Recorded information:
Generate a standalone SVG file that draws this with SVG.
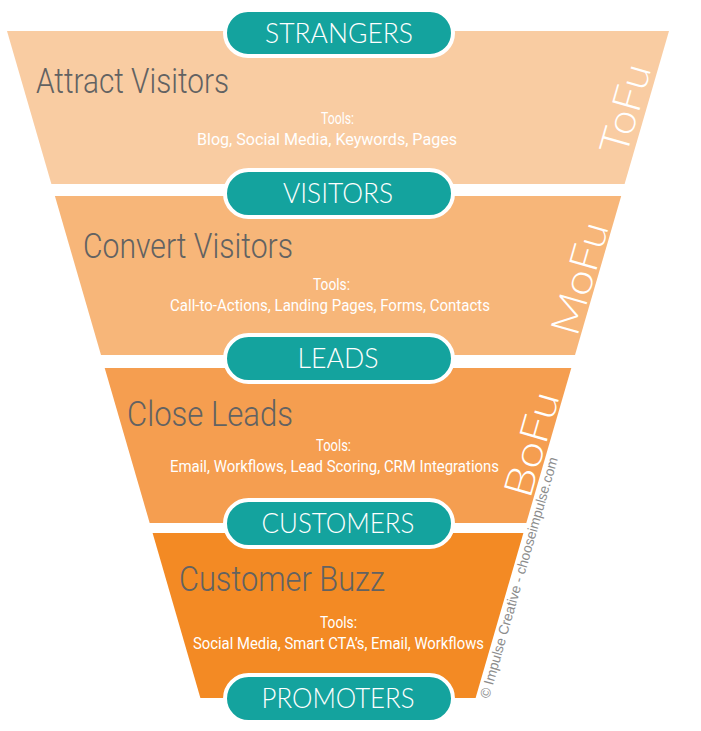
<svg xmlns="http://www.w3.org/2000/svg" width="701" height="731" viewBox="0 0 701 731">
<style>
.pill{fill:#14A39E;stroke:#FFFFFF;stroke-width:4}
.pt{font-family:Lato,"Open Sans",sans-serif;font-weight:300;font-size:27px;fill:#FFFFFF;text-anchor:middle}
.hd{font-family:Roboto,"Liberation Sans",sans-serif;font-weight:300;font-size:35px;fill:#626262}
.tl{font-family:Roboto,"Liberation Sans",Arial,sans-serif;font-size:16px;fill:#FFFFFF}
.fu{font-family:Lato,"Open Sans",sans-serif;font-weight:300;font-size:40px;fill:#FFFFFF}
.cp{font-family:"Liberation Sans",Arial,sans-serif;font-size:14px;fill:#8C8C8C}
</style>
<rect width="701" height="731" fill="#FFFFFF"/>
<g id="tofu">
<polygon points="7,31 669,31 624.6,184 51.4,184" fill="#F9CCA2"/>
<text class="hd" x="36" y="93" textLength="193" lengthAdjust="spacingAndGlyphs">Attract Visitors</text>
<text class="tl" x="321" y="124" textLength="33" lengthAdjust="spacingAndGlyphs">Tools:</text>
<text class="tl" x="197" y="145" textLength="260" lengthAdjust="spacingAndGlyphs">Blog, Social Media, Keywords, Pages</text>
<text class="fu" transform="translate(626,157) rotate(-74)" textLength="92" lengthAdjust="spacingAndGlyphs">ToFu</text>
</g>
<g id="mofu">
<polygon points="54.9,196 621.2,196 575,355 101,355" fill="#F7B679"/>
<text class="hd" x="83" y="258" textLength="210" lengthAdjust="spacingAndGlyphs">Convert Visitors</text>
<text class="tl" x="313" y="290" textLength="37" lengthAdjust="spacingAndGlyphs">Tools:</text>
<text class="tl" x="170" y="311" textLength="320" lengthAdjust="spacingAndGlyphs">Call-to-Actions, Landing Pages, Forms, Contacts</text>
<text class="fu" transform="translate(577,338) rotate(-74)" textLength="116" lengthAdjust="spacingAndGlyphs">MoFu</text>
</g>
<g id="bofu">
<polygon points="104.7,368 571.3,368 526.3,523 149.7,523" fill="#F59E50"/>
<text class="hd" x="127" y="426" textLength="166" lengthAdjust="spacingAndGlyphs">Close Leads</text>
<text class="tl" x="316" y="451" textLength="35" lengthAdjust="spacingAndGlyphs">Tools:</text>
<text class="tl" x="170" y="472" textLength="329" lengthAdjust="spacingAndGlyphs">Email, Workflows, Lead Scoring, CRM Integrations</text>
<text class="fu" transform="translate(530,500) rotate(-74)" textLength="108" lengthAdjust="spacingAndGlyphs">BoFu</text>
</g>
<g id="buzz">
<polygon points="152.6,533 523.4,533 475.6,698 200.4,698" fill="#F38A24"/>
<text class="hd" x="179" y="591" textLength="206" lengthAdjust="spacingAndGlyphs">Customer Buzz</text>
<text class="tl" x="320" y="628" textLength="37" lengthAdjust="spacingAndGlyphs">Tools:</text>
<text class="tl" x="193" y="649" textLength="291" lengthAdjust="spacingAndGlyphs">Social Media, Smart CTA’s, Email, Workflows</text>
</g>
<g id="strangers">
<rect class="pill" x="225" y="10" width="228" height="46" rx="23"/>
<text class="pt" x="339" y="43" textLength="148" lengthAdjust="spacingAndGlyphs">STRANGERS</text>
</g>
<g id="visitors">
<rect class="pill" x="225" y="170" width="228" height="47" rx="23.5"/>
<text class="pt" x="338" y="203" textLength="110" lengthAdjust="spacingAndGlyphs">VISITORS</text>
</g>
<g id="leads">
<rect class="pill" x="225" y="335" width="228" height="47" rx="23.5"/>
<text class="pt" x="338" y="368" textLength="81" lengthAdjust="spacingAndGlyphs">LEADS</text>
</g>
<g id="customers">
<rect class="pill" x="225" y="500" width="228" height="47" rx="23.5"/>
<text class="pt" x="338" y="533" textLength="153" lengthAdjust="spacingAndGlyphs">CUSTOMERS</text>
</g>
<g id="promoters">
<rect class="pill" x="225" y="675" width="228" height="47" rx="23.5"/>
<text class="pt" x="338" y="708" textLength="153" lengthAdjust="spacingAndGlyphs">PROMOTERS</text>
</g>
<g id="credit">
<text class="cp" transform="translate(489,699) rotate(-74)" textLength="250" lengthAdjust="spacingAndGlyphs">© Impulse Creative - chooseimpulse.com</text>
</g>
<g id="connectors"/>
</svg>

Direction: Print out the whole of the material word for word, without pictures.

Result of the exercise:
Generate a standalone SVG file that draws this with SVG.
<svg xmlns="http://www.w3.org/2000/svg" width="701" height="731" viewBox="0 0 701 731">
<style>
.pill{fill:#14A39E;stroke:#FFFFFF;stroke-width:4}
.pt{font-family:Lato,"Open Sans",sans-serif;font-weight:300;font-size:27px;fill:#FFFFFF;text-anchor:middle}
.hd{font-family:Roboto,"Liberation Sans",sans-serif;font-weight:300;font-size:35px;fill:#626262}
.tl{font-family:Roboto,"Liberation Sans",Arial,sans-serif;font-size:16px;fill:#FFFFFF}
.fu{font-family:Lato,"Open Sans",sans-serif;font-weight:300;font-size:40px;fill:#FFFFFF}
.cp{font-family:"Liberation Sans",Arial,sans-serif;font-size:14px;fill:#8C8C8C}
</style>
<rect width="701" height="731" fill="#FFFFFF"/>
<g id="tofu">
<polygon points="7,31 669,31 624.6,184 51.4,184" fill="#F9CCA2"/>
<text class="hd" x="36" y="93" textLength="193" lengthAdjust="spacingAndGlyphs">Attract Visitors</text>
<text class="tl" x="321" y="124" textLength="33" lengthAdjust="spacingAndGlyphs">Tools:</text>
<text class="tl" x="197" y="145" textLength="260" lengthAdjust="spacingAndGlyphs">Blog, Social Media, Keywords, Pages</text>
<text class="fu" transform="translate(626,157) rotate(-74)" textLength="92" lengthAdjust="spacingAndGlyphs">ToFu</text>
</g>
<g id="mofu">
<polygon points="54.9,196 621.2,196 575,355 101,355" fill="#F7B679"/>
<text class="hd" x="83" y="258" textLength="210" lengthAdjust="spacingAndGlyphs">Convert Visitors</text>
<text class="tl" x="313" y="290" textLength="37" lengthAdjust="spacingAndGlyphs">Tools:</text>
<text class="tl" x="170" y="311" textLength="320" lengthAdjust="spacingAndGlyphs">Call-to-Actions, Landing Pages, Forms, Contacts</text>
<text class="fu" transform="translate(577,338) rotate(-74)" textLength="116" lengthAdjust="spacingAndGlyphs">MoFu</text>
</g>
<g id="bofu">
<polygon points="104.7,368 571.3,368 526.3,523 149.7,523" fill="#F59E50"/>
<text class="hd" x="127" y="426" textLength="166" lengthAdjust="spacingAndGlyphs">Close Leads</text>
<text class="tl" x="316" y="451" textLength="35" lengthAdjust="spacingAndGlyphs">Tools:</text>
<text class="tl" x="170" y="472" textLength="329" lengthAdjust="spacingAndGlyphs">Email, Workflows, Lead Scoring, CRM Integrations</text>
<text class="fu" transform="translate(530,500) rotate(-74)" textLength="108" lengthAdjust="spacingAndGlyphs">BoFu</text>
</g>
<g id="buzz">
<polygon points="152.6,533 523.4,533 475.6,698 200.4,698" fill="#F38A24"/>
<text class="hd" x="179" y="591" textLength="206" lengthAdjust="spacingAndGlyphs">Customer Buzz</text>
<text class="tl" x="320" y="628" textLength="37" lengthAdjust="spacingAndGlyphs">Tools:</text>
<text class="tl" x="193" y="649" textLength="291" lengthAdjust="spacingAndGlyphs">Social Media, Smart CTA’s, Email, Workflows</text>
</g>
<g id="strangers">
<rect class="pill" x="225" y="10" width="228" height="46" rx="23"/>
<text class="pt" x="339" y="43" textLength="148" lengthAdjust="spacingAndGlyphs">STRANGERS</text>
</g>
<g id="visitors">
<rect class="pill" x="225" y="170" width="228" height="47" rx="23.5"/>
<text class="pt" x="338" y="203" textLength="110" lengthAdjust="spacingAndGlyphs">VISITORS</text>
</g>
<g id="leads">
<rect class="pill" x="225" y="335" width="228" height="47" rx="23.5"/>
<text class="pt" x="338" y="368" textLength="81" lengthAdjust="spacingAndGlyphs">LEADS</text>
</g>
<g id="customers">
<rect class="pill" x="225" y="500" width="228" height="47" rx="23.5"/>
<text class="pt" x="338" y="533" textLength="153" lengthAdjust="spacingAndGlyphs">CUSTOMERS</text>
</g>
<g id="promoters">
<rect class="pill" x="225" y="675" width="228" height="47" rx="23.5"/>
<text class="pt" x="338" y="708" textLength="153" lengthAdjust="spacingAndGlyphs">PROMOTERS</text>
</g>
<g id="credit">
<text class="cp" transform="translate(489,699) rotate(-74)" textLength="250" lengthAdjust="spacingAndGlyphs">© Impulse Creative - chooseimpulse.com</text>
</g>
<g id="connectors"/>
</svg>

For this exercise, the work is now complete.